[What you are asked to do]:
Output the material beneath this task exactly, images excluded.

[Supplied information]:
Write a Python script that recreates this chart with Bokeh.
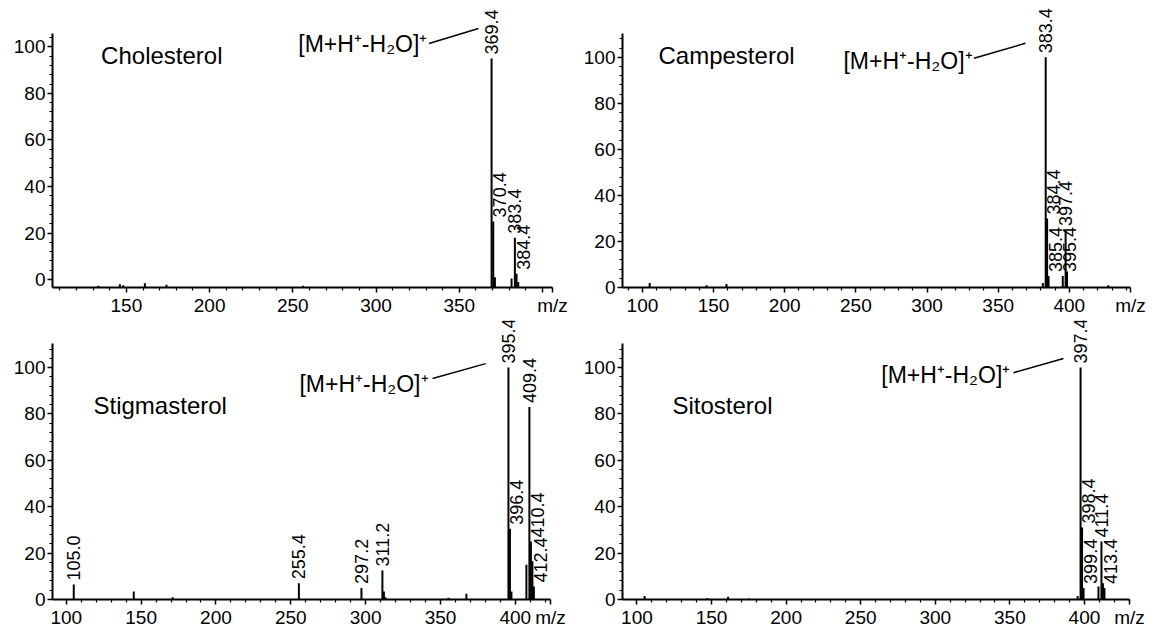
import math
from bokeh.plotting import figure
from bokeh.models import Range1d, FixedTicker, SingleIntervalTicker
from bokeh.layouts import column, row
from bokeh.embed import file_html
from bokeh.resources import INLINE
from bokeh.core.properties import value

FONT = "Liberation Sans"

# ---------------- data (m/z, relative intensity) ----------------
chol_mz = [133.1, 146.1, 148.1, 161.1, 174.1, 256.2, 369.4, 370.4, 371.4, 381.4, 383.4, 384.4, 385.4]
chol_int = [-2.6, -2.0, -2.4, -1.6, -2.2, -2.6, 95, 25, 1, 0.5, 18, 2.5, -1]
chol_labels = ["369.4", "370.4", "383.4", "384.4"]

camp_mz = [105.1, 145.1, 159.1, 381.4, 383.4, 384.4, 385.4, 395.4, 397.4, 398.4, 427.4]
camp_int = [2, 1, 1.5, 2, 100, 30, 5, 5, 25, 7, 1]
camp_labels = ["383.4", "384.4", "385.4", "395.4", "397.4"]

stig_mz = [105.0, 145.1, 171.1, 255.4, 297.2, 311.2, 312.2, 313.2, 355.3, 367.3,
           395.4, 396.4, 397.4, 407.4, 409.4, 410.4, 411.4, 412.4]
stig_int = [6.5, 3.5, 1, 7, 5, 12.5, 3.5, 1, 0.8, 2.5,
            100, 30.5, 3.5, 15, 83, 25, 16.5, 5.6]
stig_labels = ["105.0", "255.4", "297.2", "311.2", "395.4", "396.4", "409.4", "410.4", "412.4"]

sito_mz = [105.1, 147.1, 161.1, 175.1, 395.4, 397.4, 398.4, 399.4, 409.4, 411.4, 412.4, 413.4]
sito_int = [1.5, 0.7, 1.2, 0.4, 1.5, 100, 31, 5, 5.6, 25, 7, 5]
sito_labels = ["397.4", "398.4", "399.4", "411.4", "413.4"]

x_major = [100, 150, 200, 250, 300, 350, 400]
x_minor_step = 10
ion_text = "[M+H\u207a-H\u2082O]\u207a"
axis_unit = "m/z"

# ---------------- layout of the four panels ----------------
panels = [
    dict(name="Cholesterol", mz=chol_mz, inten=chol_int, labels=chol_labels,
         w=577, h=320, bl=52, br=25, bb=33, xr=(105.6, 406.0), yr=(-3.4, 119.9), yb=(-3.4, 105.6),
         title_xy=(134.8, 96.3), ann_xy=(330.8, 101.4), lead=(331.8, 101.4, 361.5, 107.9), hide=[400]),
    dict(name="Campesterol", mz=camp_mz, inten=camp_int, labels=camp_labels,
         w=578, h=320, bl=45, br=25, bb=32, xr=(86.0, 443.0), yr=(0, 124.7), yb=(0, 110.4),
         title_xy=(111.3, 100.9), ann_xy=(332.0, 98.3), lead=(333.0, 99.6, 369.2, 106.1), hide=[]),
    dict(name="Stigmasterol", mz=stig_mz, inten=stig_int, labels=stig_labels,
         w=577, h=312, bl=52, br=27, bb=33, xr=(90.8, 423.5), yr=(0, 120.3), yb=(0, 110.3),
         title_xy=(118.2, 83.6), ann_xy=(342.0, 93.1), lead=(344.7, 95.3, 380.2, 101.7), hide=[]),
    dict(name="Sitosterol", mz=sito_mz, inten=sito_int, labels=sito_labels,
         w=578, h=312, bl=45, br=26, bb=33, xr=(90.3, 430.2), yr=(0, 120.3), yb=(0, 110.3),
         title_xy=(123.8, 83.6), ann_xy=(350.3, 97.0), lead=(352.4, 97.8, 385.9, 103.9), hide=[]),
]


def style_axis(ax):
    ax.axis_line_width = 2
    ax.axis_line_color = "black"
    ax.major_tick_line_color = "black"
    ax.minor_tick_line_color = "black"
    ax.major_tick_line_width = 1.5
    ax.minor_tick_line_width = 1.2
    ax.major_tick_in = 0
    ax.major_tick_out = 5
    ax.minor_tick_in = 0
    ax.minor_tick_out = 3
    ax.major_label_standoff = 2
    ax.major_label_text_font = FONT
    ax.major_label_text_font_size = "19px"
    ax.major_label_text_color = "black"


def make_panel(c):
    x0r, x1r = c["xr"]
    p = figure(width=c["w"], height=c["h"], output_backend="svg", toolbar_location=None,
               x_range=Range1d(x0r, x1r), y_range=Range1d(*c["yr"]),
               min_border_left=c["bl"], min_border_right=c["br"],
               min_border_top=0, min_border_bottom=c["bb"])
    p.outline_line_color = None
    p.background_fill_color = "white"
    p.border_fill_color = "white"
    p.xgrid.visible = False
    p.ygrid.visible = False

    # x ticks: majors every 50, minors every 10, plus the unit label at the axis end
    unit_pos = round(x1r - 0.01, 2)
    majors = [t for t in x_major if x0r <= t <= x1r]
    minors = [t for t in range(80, 460, x_minor_step) if x0r <= t <= x1r and t not in majors]
    p.xaxis.ticker = FixedTicker(ticks=majors + [unit_pos], minor_ticks=minors)
    overrides = {t: "" for t in c["hide"]}
    overrides[unit_pos] = axis_unit
    p.xaxis.major_label_overrides = overrides

    p.yaxis.ticker = SingleIntervalTicker(interval=20, num_minor_ticks=5)
    p.yaxis.bounds = c["yb"]
    style_axis(p.xaxis[0])
    style_axis(p.yaxis[0])

    base = c["yr"][0]
    mz, inten = c["mz"], c["inten"]
    p.segment(x0=mz, y0=[base] * len(mz), x1=mz, y1=inten,
              line_color="black", line_width=2)

    # peak labels: centred on the peak, or beside it when a taller peak is adjacent
    cx, cy, ct, sx, sy, st = [], [], [], [], [], []
    for lab in c["labels"]:
        m = float(lab)
        i = min(range(len(mz)), key=lambda k: abs(mz[k] - m))
        h = inten[i]
        crowded = any(abs(o - m) <= 3 and o != mz[i] and hi > h for o, hi in zip(mz, inten))
        if crowded:
            sx.append(m); sy.append(h); st.append(lab)
        else:
            cx.append(m); cy.append(h); ct.append(lab)
    common = dict(angle=math.pi / 2, text_align="left", text_font=value(FONT),
                  text_font_size="18px", text_color="black", y_offset=-4)
    p.text(x=cx, y=cy, text=ct, text_baseline="middle", **common)
    p.text(x=sx, y=sy, text=st, text_baseline="top", **common)

    # compound name
    p.text(x=[c["title_xy"][0]], y=[c["title_xy"][1]], text=[c["name"]],
           text_align="left", text_baseline="middle", text_font=value(FONT),
           text_font_size="24px", text_color="black")
    # ion annotation with leader line
    p.text(x=[c["ann_xy"][0]], y=[c["ann_xy"][1]], text=[ion_text],
           text_align="right", text_baseline="middle", text_font=value(FONT),
           text_font_size="23px", text_color="black")
    lx0, ly0, lx1, ly1 = c["lead"]
    p.segment(x0=[lx0], y0=[ly0], x1=[lx1], y1=[ly1], line_color="black", line_width=1.5)
    return p


figs = [make_panel(c) for c in panels]
layout = column(row(figs[0], figs[1]), row(figs[2], figs[3]))

open("out.html", "w").write(file_html(layout, INLINE))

[Solution to the exercise]:
Write a Python script that recreates this chart with Bokeh.
import math
from bokeh.plotting import figure
from bokeh.models import Range1d, FixedTicker, SingleIntervalTicker
from bokeh.layouts import column, row
from bokeh.embed import file_html
from bokeh.resources import INLINE
from bokeh.core.properties import value

FONT = "Liberation Sans"

# ---------------- data (m/z, relative intensity) ----------------
chol_mz = [133.1, 146.1, 148.1, 161.1, 174.1, 256.2, 369.4, 370.4, 371.4, 381.4, 383.4, 384.4, 385.4]
chol_int = [-2.6, -2.0, -2.4, -1.6, -2.2, -2.6, 95, 25, 1, 0.5, 18, 2.5, -1]
chol_labels = ["369.4", "370.4", "383.4", "384.4"]

camp_mz = [105.1, 145.1, 159.1, 381.4, 383.4, 384.4, 385.4, 395.4, 397.4, 398.4, 427.4]
camp_int = [2, 1, 1.5, 2, 100, 30, 5, 5, 25, 7, 1]
camp_labels = ["383.4", "384.4", "385.4", "395.4", "397.4"]

stig_mz = [105.0, 145.1, 171.1, 255.4, 297.2, 311.2, 312.2, 313.2, 355.3, 367.3,
           395.4, 396.4, 397.4, 407.4, 409.4, 410.4, 411.4, 412.4]
stig_int = [6.5, 3.5, 1, 7, 5, 12.5, 3.5, 1, 0.8, 2.5,
            100, 30.5, 3.5, 15, 83, 25, 16.5, 5.6]
stig_labels = ["105.0", "255.4", "297.2", "311.2", "395.4", "396.4", "409.4", "410.4", "412.4"]

sito_mz = [105.1, 147.1, 161.1, 175.1, 395.4, 397.4, 398.4, 399.4, 409.4, 411.4, 412.4, 413.4]
sito_int = [1.5, 0.7, 1.2, 0.4, 1.5, 100, 31, 5, 5.6, 25, 7, 5]
sito_labels = ["397.4", "398.4", "399.4", "411.4", "413.4"]

x_major = [100, 150, 200, 250, 300, 350, 400]
x_minor_step = 10
ion_text = "[M+H\u207a-H\u2082O]\u207a"
axis_unit = "m/z"

# ---------------- layout of the four panels ----------------
panels = [
    dict(name="Cholesterol", mz=chol_mz, inten=chol_int, labels=chol_labels,
         w=577, h=320, bl=52, br=25, bb=33, xr=(105.6, 406.0), yr=(-3.4, 119.9), yb=(-3.4, 105.6),
         title_xy=(134.8, 96.3), ann_xy=(330.8, 101.4), lead=(331.8, 101.4, 361.5, 107.9), hide=[400]),
    dict(name="Campesterol", mz=camp_mz, inten=camp_int, labels=camp_labels,
         w=578, h=320, bl=45, br=25, bb=32, xr=(86.0, 443.0), yr=(0, 124.7), yb=(0, 110.4),
         title_xy=(111.3, 100.9), ann_xy=(332.0, 98.3), lead=(333.0, 99.6, 369.2, 106.1), hide=[]),
    dict(name="Stigmasterol", mz=stig_mz, inten=stig_int, labels=stig_labels,
         w=577, h=312, bl=52, br=27, bb=33, xr=(90.8, 423.5), yr=(0, 120.3), yb=(0, 110.3),
         title_xy=(118.2, 83.6), ann_xy=(342.0, 93.1), lead=(344.7, 95.3, 380.2, 101.7), hide=[]),
    dict(name="Sitosterol", mz=sito_mz, inten=sito_int, labels=sito_labels,
         w=578, h=312, bl=45, br=26, bb=33, xr=(90.3, 430.2), yr=(0, 120.3), yb=(0, 110.3),
         title_xy=(123.8, 83.6), ann_xy=(350.3, 97.0), lead=(352.4, 97.8, 385.9, 103.9), hide=[]),
]


def style_axis(ax):
    ax.axis_line_width = 2
    ax.axis_line_color = "black"
    ax.major_tick_line_color = "black"
    ax.minor_tick_line_color = "black"
    ax.major_tick_line_width = 1.5
    ax.minor_tick_line_width = 1.2
    ax.major_tick_in = 0
    ax.major_tick_out = 5
    ax.minor_tick_in = 0
    ax.minor_tick_out = 3
    ax.major_label_standoff = 2
    ax.major_label_text_font = FONT
    ax.major_label_text_font_size = "19px"
    ax.major_label_text_color = "black"


def make_panel(c):
    x0r, x1r = c["xr"]
    p = figure(width=c["w"], height=c["h"], output_backend="svg", toolbar_location=None,
               x_range=Range1d(x0r, x1r), y_range=Range1d(*c["yr"]),
               min_border_left=c["bl"], min_border_right=c["br"],
               min_border_top=0, min_border_bottom=c["bb"])
    p.outline_line_color = None
    p.background_fill_color = "white"
    p.border_fill_color = "white"
    p.xgrid.visible = False
    p.ygrid.visible = False

    # x ticks: majors every 50, minors every 10, plus the unit label at the axis end
    unit_pos = round(x1r - 0.01, 2)
    majors = [t for t in x_major if x0r <= t <= x1r]
    minors = [t for t in range(80, 460, x_minor_step) if x0r <= t <= x1r and t not in majors]
    p.xaxis.ticker = FixedTicker(ticks=majors + [unit_pos], minor_ticks=minors)
    overrides = {t: "" for t in c["hide"]}
    overrides[unit_pos] = axis_unit
    p.xaxis.major_label_overrides = overrides

    p.yaxis.ticker = SingleIntervalTicker(interval=20, num_minor_ticks=5)
    p.yaxis.bounds = c["yb"]
    style_axis(p.xaxis[0])
    style_axis(p.yaxis[0])

    base = c["yr"][0]
    mz, inten = c["mz"], c["inten"]
    p.segment(x0=mz, y0=[base] * len(mz), x1=mz, y1=inten,
              line_color="black", line_width=2)

    # peak labels: centred on the peak, or beside it when a taller peak is adjacent
    cx, cy, ct, sx, sy, st = [], [], [], [], [], []
    for lab in c["labels"]:
        m = float(lab)
        i = min(range(len(mz)), key=lambda k: abs(mz[k] - m))
        h = inten[i]
        crowded = any(abs(o - m) <= 3 and o != mz[i] and hi > h for o, hi in zip(mz, inten))
        if crowded:
            sx.append(m); sy.append(h); st.append(lab)
        else:
            cx.append(m); cy.append(h); ct.append(lab)
    common = dict(angle=math.pi / 2, text_align="left", text_font=value(FONT),
                  text_font_size="18px", text_color="black", y_offset=-4)
    p.text(x=cx, y=cy, text=ct, text_baseline="middle", **common)
    p.text(x=sx, y=sy, text=st, text_baseline="top", **common)

    # compound name
    p.text(x=[c["title_xy"][0]], y=[c["title_xy"][1]], text=[c["name"]],
           text_align="left", text_baseline="middle", text_font=value(FONT),
           text_font_size="24px", text_color="black")
    # ion annotation with leader line
    p.text(x=[c["ann_xy"][0]], y=[c["ann_xy"][1]], text=[ion_text],
           text_align="right", text_baseline="middle", text_font=value(FONT),
           text_font_size="23px", text_color="black")
    lx0, ly0, lx1, ly1 = c["lead"]
    p.segment(x0=[lx0], y0=[ly0], x1=[lx1], y1=[ly1], line_color="black", line_width=1.5)
    return p


figs = [make_panel(c) for c in panels]
layout = column(row(figs[0], figs[1]), row(figs[2], figs[3]))

open("out.html", "w").write(file_html(layout, INLINE))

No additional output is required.